Friday, May 11, 2007

Planting Rocks in my Rock Garden

I decided to do some rearranging of the rock garden this week based on design principles I've been reading about. Besides that, I'd always been dodgy about calling the sloped flower bed a "rock garden", mostly for the lack of rocks. Actually, my real dream would probably require large mechanical equipment and aim for some small recreation of the rock gardens at Kew, so I'll stick to what I can do with my hands and a spade for now.

Principles in rearranging my rock garden:

  • less "currant bun" effect, with rocks looking like they're just sitting ontop the dirt
    rocks should look like icebergs, meaning that nine-tenths of the rock is buried out of sight

  • blasted rock looks more like natural stony outcroppings than rounded fieldstone (which can be better used for Japanese styles)

  • align the rocks so any striations match directions

  • use local rocks (resident-lawnmower-man hauled blasted rock in from a construction site)

  • use similar-type stones, rather than a collection of novelty or multicolored stones
  • plantwise, I removed dead or raggy-looking plants then moved some narcissus into the bed from elsewhere in the yard

Okay, so the picture shows that the little rock garden probably violates half those design rules, but settling of the dirt and planting a few more rock garden plants should help it out. Another gardener gave me some alpine Arabis, Gentiana verna and Gentian septemfida today! Within 2 weeks, the phlox and muscari should be in full bloom and should make the bed look beautiful. Or maybe I'll be out there tomorrow adding more rocks...

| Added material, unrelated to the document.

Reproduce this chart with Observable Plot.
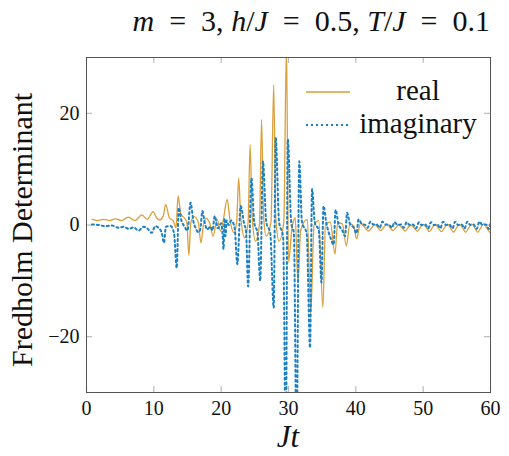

Flowers blooming now: Scilla siberica, a hardy bulb that produces these deep blue flowers: Muscari armeniacum "Dark Eyes" (Grape Hyacinth) , which is different from the regular bulk-purchased grape hyacinths in that there are little white rims on the bottoms of each "grape". The planting of this new variety really wasn't worth it in my opinion:
This is how far my single-flowered peony has come this spring. Yeah, I know those of you in warmer climates are probably staking their peonies to prevent their blooms from flopping over...and I don't really want to hear about it! But if you're growing peonies north of my latitude, please do tell.

4 comments:

Gardenista said...

Okay, after checking out another gardener's shipment of delicate alpine plants from Wrightman Alpines Nursery, I had to have the Pulsatilla vulgaris "Dissecta". Check it out: http://www.wrightmanalpines.com/details.asp?PRODUCT_ID=P079
So much for "we're saving so much money by growing things from seed...".

Kandace Groenewegen said...

Can't wait to see everything in full bloom! Maybe R.L.M. should get you a small backhoe for christmas. Ha!

Cherie said...

I love spring when my Scilla siberica are in bloom. They have taken over the flowerbeds and half the lawn. I want them to spread down the street too. I love the rich blue colour.

Ziggywigs said...

Great blog, really enjoyed reading it...was interested in your thoughts on rock gardens as i've always avoided doing these for fear they end up a currant bun effect. Love your Peony - think i'm on a par with your latitude in Scotland so was at same stage...although boy do they soon take off with a bit of sun and rain! They now have heads on them and it's only taken them 3 weeks to get to that stage.